---
title: 'ML Group 15 Project'
disqus: hackmd
---
ROBPCA: A New Approach to Robust Principal Component Analysis
===
Group 15
---
> Honor Code: We shall be honest in our efforts and will make our parents proud.
Shikha Bhat (2019A7PS0063G)
Yash Trivedi (2019B4AA0834G)
Viraj Sharma(2020A7PS1011G)
## Motivation
While solving any ML problem, the data that we use to analyze and feed to the model is of great importance. Principal Component Analysis is widely used for the analysis of high-dimensional data, and allows us to represent the dataset as linear combinations of the original variables in a lower dimension.
PCA often allows for interpretation and better understanding of the different sources of variation. However, the classic approach to PCA is sensitive to outliers (very high or low observations), because it is dependent on the variance-covariance matrix. The first principal component of a set of p variables is the derived variable formed as a linear combination of the original variables that explains the **most** variance.
Outliers increase the variance of the data. The principal components may then be distorted so as to fit the outlier, which leads to a bad interpretation of the results. Thus, the authors of this paper aim to introduce a new, robust method of PCA, which can address this problem. They call it ROBPCA.
## Problem Definition
1. To develop a robust method through which we can accurately apply PCA to high dimensional data having outliers
2. Using this robust PCA, get a diagnostic plot that can be used to detect and classify outliers.
## Methodology
### The ROBPCA Method
Previous efforts have been to replace the classical covariance matrix by robust covariance estimators but these cannot resist many outliers or are limited to small to moderate dimensions.

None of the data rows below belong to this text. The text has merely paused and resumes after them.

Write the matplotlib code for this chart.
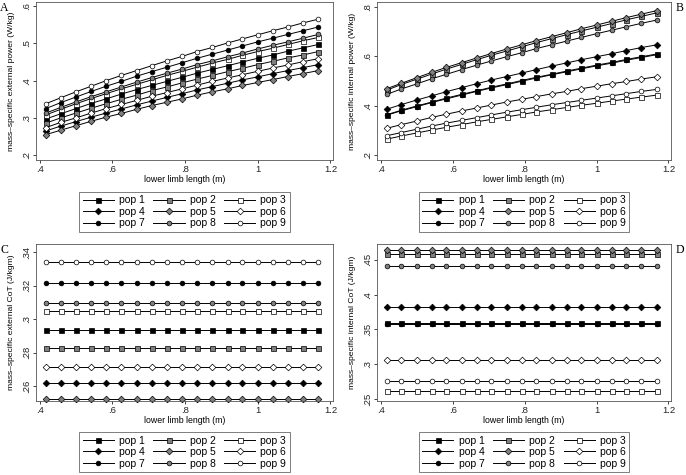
import matplotlib
matplotlib.use('Agg')
import matplotlib.pyplot as plt
from matplotlib.ticker import FuncFormatter

plt.rcParams['font.family'] = ['Liberation Sans', 'DejaVu Sans']

# lower limb length (m)
leg_len = [0.417, 0.458, 0.500, 0.542, 0.583, 0.625, 0.667, 0.708, 0.750, 0.792,
           0.833, 0.875, 0.917, 0.958, 1.000, 1.042, 1.083, 1.125, 1.167]

pops = ['pop 1', 'pop 2', 'pop 3', 'pop 4', 'pop 5', 'pop 6', 'pop 7', 'pop 8', 'pop 9']

# panel A: mass-specific external power (W/kg)
ext_pow_1 = [.297, .311, .325, .339, .351, .364, .376, .387, .398, .409, .420, .430, .440, .450, .460, .469, .479, .488, .497]
ext_pow_2 = [.286, .300, .313, .326, .338, .350, .361, .373, .383, .394, .404, .414, .424, .433, .443, .452, .461, .469, .478]
ext_pow_3 = [.308, .323, .338, .352, .365, .378, .390, .402, .414, .425, .436, .447, .457, .468, .478, .487, .497, .507, .516]
ext_pow_4 = [.265, .278, .290, .302, .313, .324, .335, .345, .355, .365, .375, .384, .393, .402, .410, .419, .427, .435, .443]
ext_pow_5 = [.255, .267, .279, .291, .302, .312, .323, .333, .342, .351, .361, .370, .378, .387, .395, .403, .411, .419, .427]
ext_pow_6 = [.274, .288, .300, .313, .325, .336, .347, .358, .368, .378, .388, .398, .407, .416, .425, .434, .442, .451, .459]
ext_pow_7 = [.325, .341, .356, .371, .385, .398, .412, .424, .436, .448, .460, .471, .482, .493, .504, .514, .524, .534, .544]
ext_pow_8 = [.313, .328, .343, .357, .370, .383, .396, .408, .420, .431, .443, .453, .464, .474, .485, .495, .504, .514, .524]
ext_pow_9 = [.338, .354, .370, .385, .400, .414, .427, .440, .453, .465, .478, .489, .501, .512, .523, .534, .544, .555, .565]

# panel B: mass-specific internal power (W/kg)
int_pow_1 = [.364, .382, .399, .415, .431, .446, .460, .475, .488, .502, .515, .527, .540, .552, .564, .575, .587, .598, .609]
int_pow_2 = [.463, .486, .507, .528, .548, .567, .586, .604, .621, .638, .655, .671, .687, .702, .717, .732, .747, .761, .775]
int_pow_3 = [.265, .278, .290, .302, .313, .324, .335, .345, .355, .365, .375, .384, .393, .402, .410, .419, .427, .435, .443]
int_pow_4 = [.386, .405, .423, .440, .457, .473, .489, .504, .518, .532, .546, .560, .573, .586, .598, .610, .623, .635, .646]
int_pow_5 = [.469, .491, .513, .535, .555, .574, .593, .611, .629, .646, .663, .679, .695, .711, .726, .741, .756, .770, .784]
int_pow_6 = [.309, .324, .338, .353, .366, .379, .391, .403, .415, .426, .437, .448, .458, .469, .479, .489, .498, .508, .517]
int_pow_7 = [.362, .380, .396, .413, .428, .443, .458, .472, .485, .499, .512, .525, .537, .549, .561, .572, .584, .595, .606]
int_pow_8 = [.446, .468, .488, .509, .527, .546, .564, .581, .598, .614, .631, .646, .661, .676, .691, .705, .719, .733, .746]
int_pow_9 = [.279, .292, .305, .318, .330, .341, .352, .363, .374, .384, .394, .404, .413, .422, .431, .440, .449, .458, .466]

# panels C and D: cost of transport, constant over leg length (J/kgm)
ext_cot = [.2936, .2826, .3050, .2620, .2523, .2714, .3217, .3095, .3340]
int_cot = [.3600, .4580, .2620, .3820, .4636, .3057, .3580, .4410, .2755]

ext_pow = [ext_pow_1, ext_pow_2, ext_pow_3, ext_pow_4, ext_pow_5, ext_pow_6, ext_pow_7, ext_pow_8, ext_pow_9]
int_pow = [int_pow_1, int_pow_2, int_pow_3, int_pow_4, int_pow_5, int_pow_6, int_pow_7, int_pow_8, int_pow_9]

gray = '#7f7f7f'
mk = ['s', 's', 's', 'D', 'D', 'D', 'o', 'o', 'o']
mfc = ['black', gray, 'white'] * 3
msz = [3.6, 3.6, 3.6, 3.4, 3.4, 3.4, 3.4, 3.4, 3.4]


def stata_fmt(v, pos):
    s = ('%.2f' % v).rstrip('0').rstrip('.')
    if s.startswith('0.'):
        s = s[1:]
    return s


def panel(ax, series, ylabel, ylim, yticks, letter, letter_x, leg_y):
    for i, ys in enumerate(series):
        ax.plot(leg_len, ys, color='black', lw=0.7, marker=mk[i], ms=msz[i],
                mfc=mfc[i], mec='black', mew=0.5, label=pops[i], clip_on=False)
    ax.set_xlim(0.39, 1.207)
    ax.set_ylim(*ylim)
    ax.set_xticks([0.4, 0.6, 0.8, 1.0, 1.2])
    ax.set_yticks(yticks)
    ax.xaxis.set_major_formatter(FuncFormatter(stata_fmt))
    ax.yaxis.set_major_formatter(FuncFormatter(stata_fmt))
    ax.tick_params(direction='out', length=2.5, width=0.6, labelsize=6.8, pad=1, colors='#222')
    for lab in ax.get_yticklabels():
        lab.set_rotation(90)
        lab.set_va('center')
    for sp in ax.spines.values():
        sp.set_linewidth(0.6)
        sp.set_color('#555')
    ax.set_xlabel('lower limb length (m)', fontsize=6.3, labelpad=0.5)
    ax.set_ylabel(ylabel, fontsize=6.1)
    ax.yaxis.set_label_coords(-0.071, 0.5)
    order = [0, 3, 6, 1, 4, 7, 2, 5, 8]
    h, l = ax.get_legend_handles_labels()
    lg = ax.legend([h[k] for k in order], [l[k] for k in order], ncol=3,
                   loc='upper center', bbox_to_anchor=(0.5, leg_y), fontsize=7.5,
                   frameon=True, fancybox=False, edgecolor='#444', borderaxespad=0,
                   handlelength=3.0, handletextpad=0.5, columnspacing=0.8,
                   labelspacing=0.15, borderpad=0.35, numpoints=1)
    lg.get_frame().set_linewidth(0.6)
    ax.text(letter_x, 1.0, letter, transform=ax.transAxes, fontsize=8.5,
            family='Liberation Serif', va='top', ha='left')


fig = plt.figure(figsize=(6.86, 4.75), dpi=100)
axA = fig.add_axes([36 / 686, 1 - 160 / 475, 297 / 686, 158 / 475])
axB = fig.add_axes([377 / 686, 1 - 160 / 475, 294 / 686, 158 / 475])
axC = fig.add_axes([36 / 686, 1 - 401 / 475, 297 / 686, 157 / 475])
axD = fig.add_axes([377 / 686, 1 - 401 / 475, 294 / 686, 157 / 475])

panel(axA, ext_pow, 'mass\u2013specific external power (W/kg)', (0.187, 0.611),
      [0.2, 0.3, 0.4, 0.5, 0.6], 'A', -0.12, -0.2)
panel(axB, int_pow, 'mass\u2013specific internal power (W/kg)', (0.181, 0.819),
      [0.2, 0.4, 0.6, 0.8], 'B', 1.015, -0.2)
panel(axC, [[c] * len(leg_len) for c in ext_cot], 'mass\u2013specific external CoT (J/kgm)',
      (0.2512, 0.3448), [0.26, 0.28, 0.30, 0.32, 0.34], 'C', -0.12, -0.197)
panel(axD, [[c] * len(leg_len) for c in int_cot], 'mass\u2013specific internal CoT (J/kgm)',
      (0.2475, 0.4725), [0.25, 0.30, 0.35, 0.40, 0.45], 'D', 1.015, -0.197)

fig.savefig('out.png', dpi=100)
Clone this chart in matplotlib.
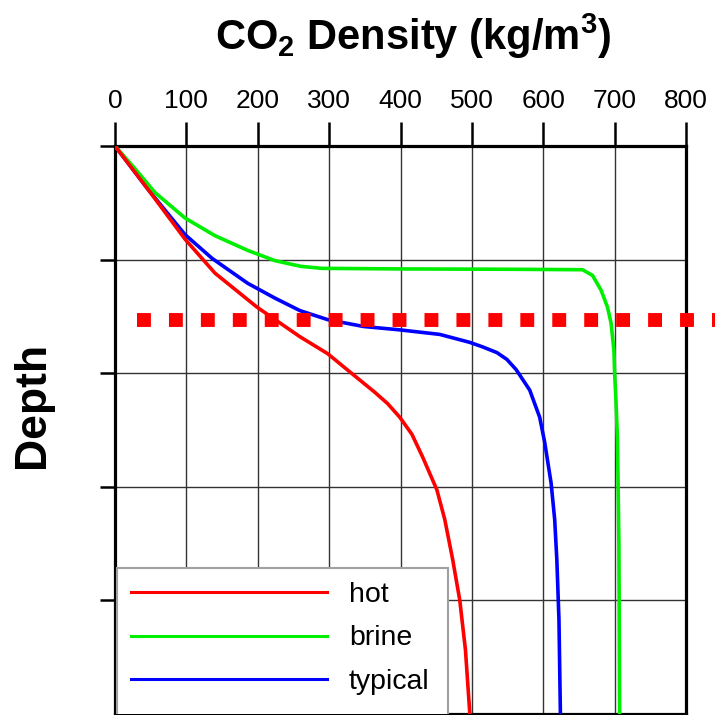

Projection pursuit techniques have also been used in the past, which can handle higher dimensions. The ROBPCA method attempts to combine the advantages of both approaches -
1. The projection pursuit technique is used for the initial dimension reduction of the data.
2. Some ideas based on the MCD estimator (minimum covariance determinant) are then applied to this lower-dimensional data space.
### Diagnostic Plots (Outlier Maps)
Diagnostic plots help in distinguishing between regular observations and three types of outliers - orthogonal outliers, good leverage points and bad levarage points by plotting the orthogonal distance of the outliers from the PCA subspace vs the robust score distance of the observations.
## Results
ROBPCA was applied to several real datasets from chemometrics and engineering, and the resulting diagnostic plots were compared across four other PCA methods. For simplicity, here we summarize in a table how the ROBPCA method compares to Classical PCA for 3 datasets -
| Dataset | Dimensions (training examples x features) | No. of components retained | Diagnostic Plot | Results |
| ------------- | ----------------------------------------- | --------------------------------------- | --- | ---------------------------------------------------------------------------------------------------------------------------------------------------------------------------------------------------------------------------------------------------- |
| Car | 111 x 11 | 2 |  | Both CPCA and ROBPCA detected same set of outliers, but the subspace found by CPCA is attracted toward the bad leverage points. |
| Octane | 226 x 39 | 2 || ROBPCA was able to detect 6 outliers, while CPCA detected only 1. The first principal component from CPCA is clearly attracted by the six outliers, yielding a classical eigenvalue of .13. In contrast, the first robust eigenvalue l1 is only .01. |
| Glass Spectra | 750 x 180 | 3 | | CPCA does not find important outliers. ROBPCA clearly distinguishes 2 major groups in the data, a smaller group of bad leverage points, a few orthogonal outliers, and 1 isolated case |
## Discussion
The results show that ROBPCA is a promising method that gives robust estimates even when data contains outliers. The associated outlier maps are very useful to visualize and classify the different outliers. A side by side comparison of these plots for different PCA methods as shown in the paper show the superiority of ROBPCA, as it is able to identify the outliers which are not identified by CPCA. As shown in the results, the eigenvalue associated with the principal component in CPCA was almost 10 times that with ROBPCA, which shows the extent to which the CPCA subspace is attracted to outliers, and ROBPCA is not.
## Conclusion
In this study, the authors construct a fast and robust algorithm ROBPCA which can apply PCA on high dimensional data. They apply PP techniques and these results are used to project the observations on smaller dimension subspace. Within this subspace, they apply ideas of robust covariance estimation. The results were promising and definitely a step up from the CPCA approacch. The ROBPCA method thus opens a door to practical robust multivariate calibration and to the analysis of regression data with both outliers and multicollinearity.